## What the task asks
Write out the material exactly. Do not include the pictures.

# # # #

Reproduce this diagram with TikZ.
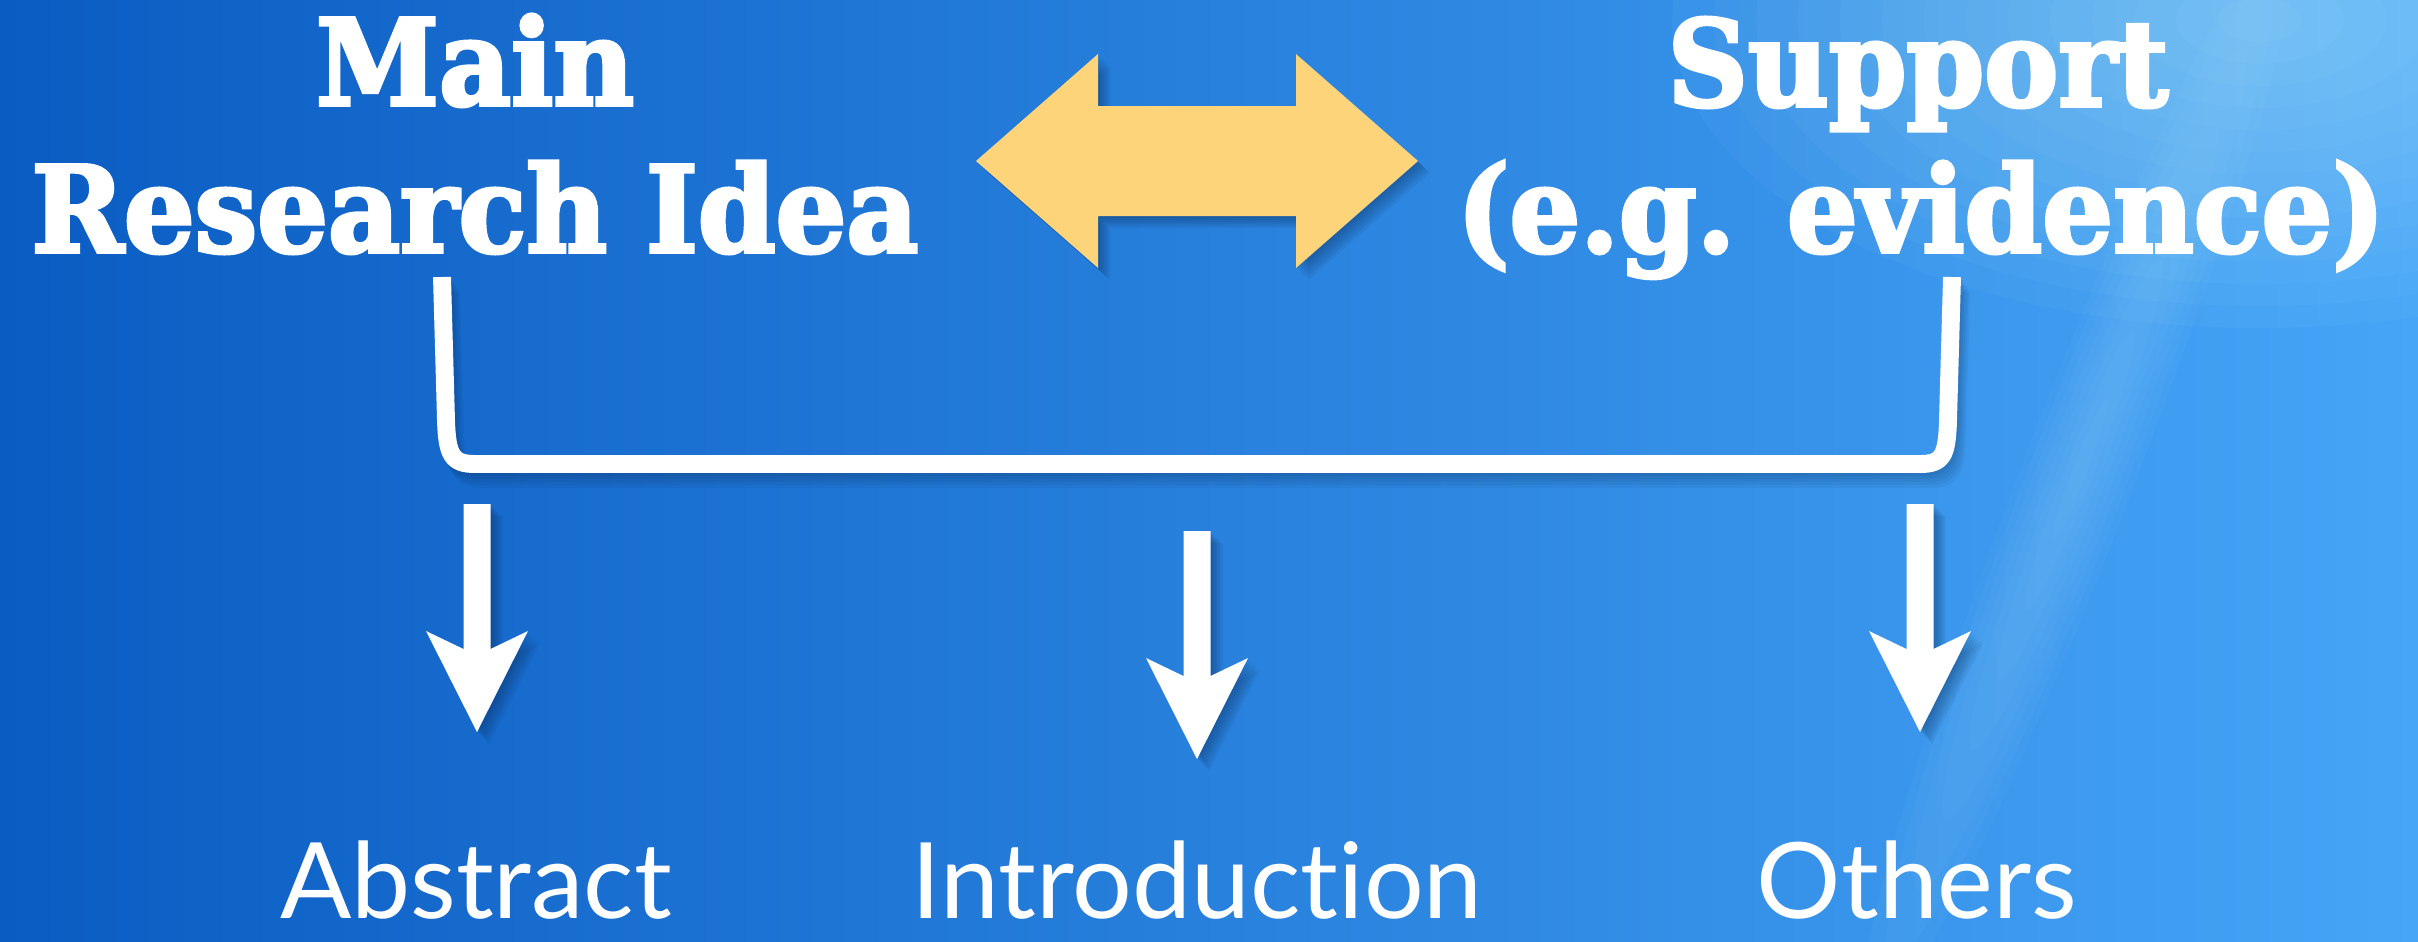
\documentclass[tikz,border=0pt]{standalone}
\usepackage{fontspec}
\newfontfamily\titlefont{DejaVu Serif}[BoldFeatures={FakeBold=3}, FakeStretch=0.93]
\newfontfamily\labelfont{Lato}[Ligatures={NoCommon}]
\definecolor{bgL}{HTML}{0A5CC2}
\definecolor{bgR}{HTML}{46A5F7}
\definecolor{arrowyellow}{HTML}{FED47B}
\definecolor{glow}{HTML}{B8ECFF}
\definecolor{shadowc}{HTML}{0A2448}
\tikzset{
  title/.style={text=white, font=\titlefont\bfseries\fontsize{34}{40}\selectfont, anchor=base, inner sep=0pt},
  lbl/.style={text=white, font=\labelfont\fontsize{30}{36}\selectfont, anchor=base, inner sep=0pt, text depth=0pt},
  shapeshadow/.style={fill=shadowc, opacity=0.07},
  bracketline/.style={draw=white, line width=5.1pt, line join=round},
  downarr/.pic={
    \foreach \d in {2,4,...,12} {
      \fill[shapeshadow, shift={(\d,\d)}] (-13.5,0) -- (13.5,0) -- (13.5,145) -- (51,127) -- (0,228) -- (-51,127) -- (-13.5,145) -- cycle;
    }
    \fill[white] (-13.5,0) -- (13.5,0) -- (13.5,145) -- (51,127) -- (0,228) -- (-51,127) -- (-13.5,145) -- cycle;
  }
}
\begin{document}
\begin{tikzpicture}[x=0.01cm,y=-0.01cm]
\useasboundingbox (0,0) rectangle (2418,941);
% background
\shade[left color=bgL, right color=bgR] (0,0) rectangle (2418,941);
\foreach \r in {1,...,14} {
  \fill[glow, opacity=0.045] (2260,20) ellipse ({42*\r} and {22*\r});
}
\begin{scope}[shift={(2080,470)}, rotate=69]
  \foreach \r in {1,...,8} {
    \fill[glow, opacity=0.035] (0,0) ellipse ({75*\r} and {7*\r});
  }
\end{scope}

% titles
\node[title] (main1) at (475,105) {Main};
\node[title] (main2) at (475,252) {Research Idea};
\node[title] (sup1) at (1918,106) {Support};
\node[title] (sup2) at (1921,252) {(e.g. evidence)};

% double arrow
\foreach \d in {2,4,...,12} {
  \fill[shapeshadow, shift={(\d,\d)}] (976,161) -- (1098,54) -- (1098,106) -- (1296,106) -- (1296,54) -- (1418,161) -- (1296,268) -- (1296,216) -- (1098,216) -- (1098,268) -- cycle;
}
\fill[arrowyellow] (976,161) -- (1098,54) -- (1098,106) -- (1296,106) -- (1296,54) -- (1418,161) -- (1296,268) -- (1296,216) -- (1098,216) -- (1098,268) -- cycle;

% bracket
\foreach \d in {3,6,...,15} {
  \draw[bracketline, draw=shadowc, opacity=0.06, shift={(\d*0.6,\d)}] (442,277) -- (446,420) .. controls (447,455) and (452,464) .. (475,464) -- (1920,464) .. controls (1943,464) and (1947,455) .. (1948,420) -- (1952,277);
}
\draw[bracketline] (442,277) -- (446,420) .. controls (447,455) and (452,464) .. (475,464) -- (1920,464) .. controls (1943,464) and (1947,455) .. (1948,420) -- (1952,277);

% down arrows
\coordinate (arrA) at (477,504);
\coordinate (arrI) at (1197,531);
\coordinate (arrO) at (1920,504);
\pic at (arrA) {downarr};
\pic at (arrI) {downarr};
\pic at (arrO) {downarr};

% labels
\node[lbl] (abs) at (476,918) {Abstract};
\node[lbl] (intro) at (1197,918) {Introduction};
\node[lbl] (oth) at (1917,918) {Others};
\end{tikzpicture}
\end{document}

# # # #

## Solution to the problem
Reproduce this diagram with TikZ.
\documentclass[tikz,border=0pt]{standalone}
\usepackage{fontspec}
\newfontfamily\titlefont{DejaVu Serif}[BoldFeatures={FakeBold=3}, FakeStretch=0.93]
\newfontfamily\labelfont{Lato}[Ligatures={NoCommon}]
\definecolor{bgL}{HTML}{0A5CC2}
\definecolor{bgR}{HTML}{46A5F7}
\definecolor{arrowyellow}{HTML}{FED47B}
\definecolor{glow}{HTML}{B8ECFF}
\definecolor{shadowc}{HTML}{0A2448}
\tikzset{
  title/.style={text=white, font=\titlefont\bfseries\fontsize{34}{40}\selectfont, anchor=base, inner sep=0pt},
  lbl/.style={text=white, font=\labelfont\fontsize{30}{36}\selectfont, anchor=base, inner sep=0pt, text depth=0pt},
  shapeshadow/.style={fill=shadowc, opacity=0.07},
  bracketline/.style={draw=white, line width=5.1pt, line join=round},
  downarr/.pic={
    \foreach \d in {2,4,...,12} {
      \fill[shapeshadow, shift={(\d,\d)}] (-13.5,0) -- (13.5,0) -- (13.5,145) -- (51,127) -- (0,228) -- (-51,127) -- (-13.5,145) -- cycle;
    }
    \fill[white] (-13.5,0) -- (13.5,0) -- (13.5,145) -- (51,127) -- (0,228) -- (-51,127) -- (-13.5,145) -- cycle;
  }
}
\begin{document}
\begin{tikzpicture}[x=0.01cm,y=-0.01cm]
\useasboundingbox (0,0) rectangle (2418,941);
% background
\shade[left color=bgL, right color=bgR] (0,0) rectangle (2418,941);
\foreach \r in {1,...,14} {
  \fill[glow, opacity=0.045] (2260,20) ellipse ({42*\r} and {22*\r});
}
\begin{scope}[shift={(2080,470)}, rotate=69]
  \foreach \r in {1,...,8} {
    \fill[glow, opacity=0.035] (0,0) ellipse ({75*\r} and {7*\r});
  }
\end{scope}

% titles
\node[title] (main1) at (475,105) {Main};
\node[title] (main2) at (475,252) {Research Idea};
\node[title] (sup1) at (1918,106) {Support};
\node[title] (sup2) at (1921,252) {(e.g. evidence)};

% double arrow
\foreach \d in {2,4,...,12} {
  \fill[shapeshadow, shift={(\d,\d)}] (976,161) -- (1098,54) -- (1098,106) -- (1296,106) -- (1296,54) -- (1418,161) -- (1296,268) -- (1296,216) -- (1098,216) -- (1098,268) -- cycle;
}
\fill[arrowyellow] (976,161) -- (1098,54) -- (1098,106) -- (1296,106) -- (1296,54) -- (1418,161) -- (1296,268) -- (1296,216) -- (1098,216) -- (1098,268) -- cycle;

% bracket
\foreach \d in {3,6,...,15} {
  \draw[bracketline, draw=shadowc, opacity=0.06, shift={(\d*0.6,\d)}] (442,277) -- (446,420) .. controls (447,455) and (452,464) .. (475,464) -- (1920,464) .. controls (1943,464) and (1947,455) .. (1948,420) -- (1952,277);
}
\draw[bracketline] (442,277) -- (446,420) .. controls (447,455) and (452,464) .. (475,464) -- (1920,464) .. controls (1943,464) and (1947,455) .. (1948,420) -- (1952,277);

% down arrows
\coordinate (arrA) at (477,504);
\coordinate (arrI) at (1197,531);
\coordinate (arrO) at (1920,504);
\pic at (arrA) {downarr};
\pic at (arrI) {downarr};
\pic at (arrO) {downarr};

% labels
\node[lbl] (abs) at (476,918) {Abstract};
\node[lbl] (intro) at (1197,918) {Introduction};
\node[lbl] (oth) at (1917,918) {Others};
\end{tikzpicture}
\end{document}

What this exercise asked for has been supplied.